• PROVIDED MATERIAL
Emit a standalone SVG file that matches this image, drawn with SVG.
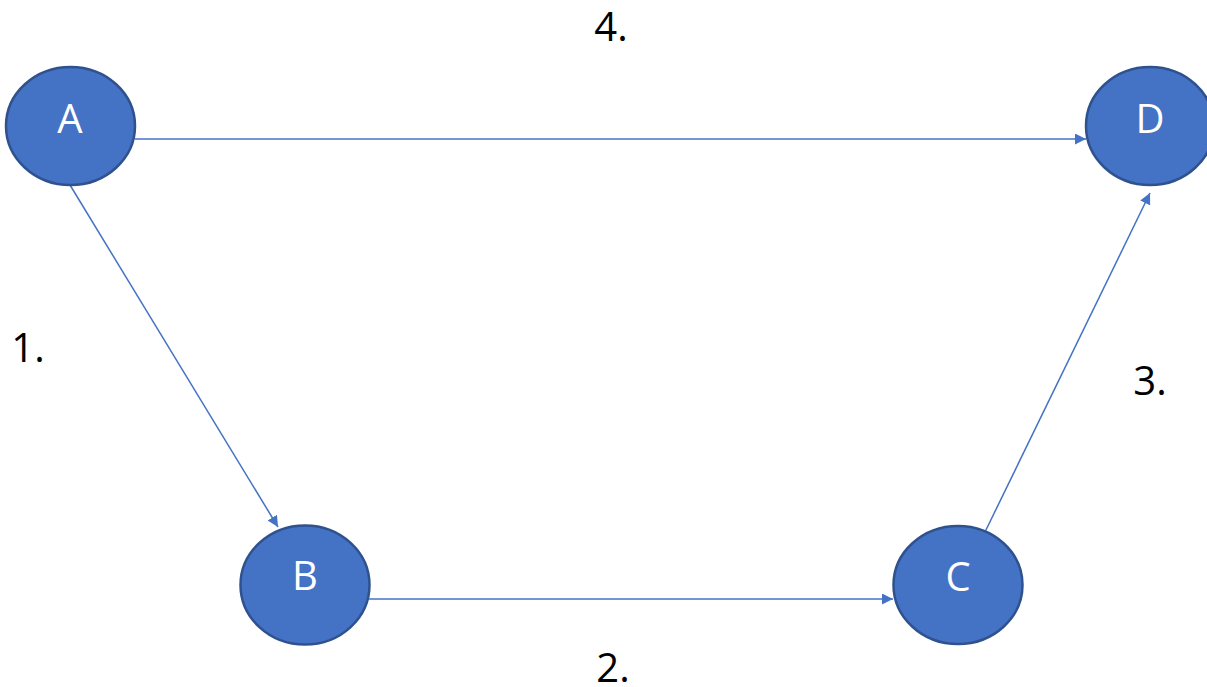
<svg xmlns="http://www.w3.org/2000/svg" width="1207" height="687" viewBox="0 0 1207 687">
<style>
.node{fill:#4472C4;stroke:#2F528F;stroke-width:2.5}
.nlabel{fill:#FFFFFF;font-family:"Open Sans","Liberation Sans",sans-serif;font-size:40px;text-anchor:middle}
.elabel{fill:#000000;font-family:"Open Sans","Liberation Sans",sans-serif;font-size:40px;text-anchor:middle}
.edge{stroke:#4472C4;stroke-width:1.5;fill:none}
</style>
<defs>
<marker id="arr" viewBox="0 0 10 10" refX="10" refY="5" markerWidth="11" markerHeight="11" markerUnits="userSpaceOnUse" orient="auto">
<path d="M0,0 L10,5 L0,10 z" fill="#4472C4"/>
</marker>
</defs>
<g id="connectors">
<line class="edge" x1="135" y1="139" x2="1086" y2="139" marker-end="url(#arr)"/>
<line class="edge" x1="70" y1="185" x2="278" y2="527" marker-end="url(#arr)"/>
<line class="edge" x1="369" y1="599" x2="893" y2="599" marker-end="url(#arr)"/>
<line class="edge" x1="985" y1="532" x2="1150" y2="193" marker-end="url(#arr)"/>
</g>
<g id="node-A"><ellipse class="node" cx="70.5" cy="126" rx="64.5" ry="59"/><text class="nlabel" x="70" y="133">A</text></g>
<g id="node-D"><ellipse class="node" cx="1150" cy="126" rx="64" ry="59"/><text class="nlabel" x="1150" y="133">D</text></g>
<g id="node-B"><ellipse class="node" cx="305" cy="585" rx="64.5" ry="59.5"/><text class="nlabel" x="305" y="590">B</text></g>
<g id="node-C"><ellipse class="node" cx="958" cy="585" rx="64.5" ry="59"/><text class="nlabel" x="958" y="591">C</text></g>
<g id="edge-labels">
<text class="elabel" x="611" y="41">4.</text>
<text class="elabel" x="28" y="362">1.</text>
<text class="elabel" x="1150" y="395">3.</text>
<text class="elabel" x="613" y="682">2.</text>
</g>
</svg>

• WHAT THIS TASK INVOLVES
Working from the material above, transcribe it exactly while omitting pictures.

• EXERCISE SOLUTION
Emit a standalone SVG file that matches this image, drawn with SVG.
<svg xmlns="http://www.w3.org/2000/svg" width="1207" height="687" viewBox="0 0 1207 687">
<style>
.node{fill:#4472C4;stroke:#2F528F;stroke-width:2.5}
.nlabel{fill:#FFFFFF;font-family:"Open Sans","Liberation Sans",sans-serif;font-size:40px;text-anchor:middle}
.elabel{fill:#000000;font-family:"Open Sans","Liberation Sans",sans-serif;font-size:40px;text-anchor:middle}
.edge{stroke:#4472C4;stroke-width:1.5;fill:none}
</style>
<defs>
<marker id="arr" viewBox="0 0 10 10" refX="10" refY="5" markerWidth="11" markerHeight="11" markerUnits="userSpaceOnUse" orient="auto">
<path d="M0,0 L10,5 L0,10 z" fill="#4472C4"/>
</marker>
</defs>
<g id="connectors">
<line class="edge" x1="135" y1="139" x2="1086" y2="139" marker-end="url(#arr)"/>
<line class="edge" x1="70" y1="185" x2="278" y2="527" marker-end="url(#arr)"/>
<line class="edge" x1="369" y1="599" x2="893" y2="599" marker-end="url(#arr)"/>
<line class="edge" x1="985" y1="532" x2="1150" y2="193" marker-end="url(#arr)"/>
</g>
<g id="node-A"><ellipse class="node" cx="70.5" cy="126" rx="64.5" ry="59"/><text class="nlabel" x="70" y="133">A</text></g>
<g id="node-D"><ellipse class="node" cx="1150" cy="126" rx="64" ry="59"/><text class="nlabel" x="1150" y="133">D</text></g>
<g id="node-B"><ellipse class="node" cx="305" cy="585" rx="64.5" ry="59.5"/><text class="nlabel" x="305" y="590">B</text></g>
<g id="node-C"><ellipse class="node" cx="958" cy="585" rx="64.5" ry="59"/><text class="nlabel" x="958" y="591">C</text></g>
<g id="edge-labels">
<text class="elabel" x="611" y="41">4.</text>
<text class="elabel" x="28" y="362">1.</text>
<text class="elabel" x="1150" y="395">3.</text>
<text class="elabel" x="613" y="682">2.</text>
</g>
</svg>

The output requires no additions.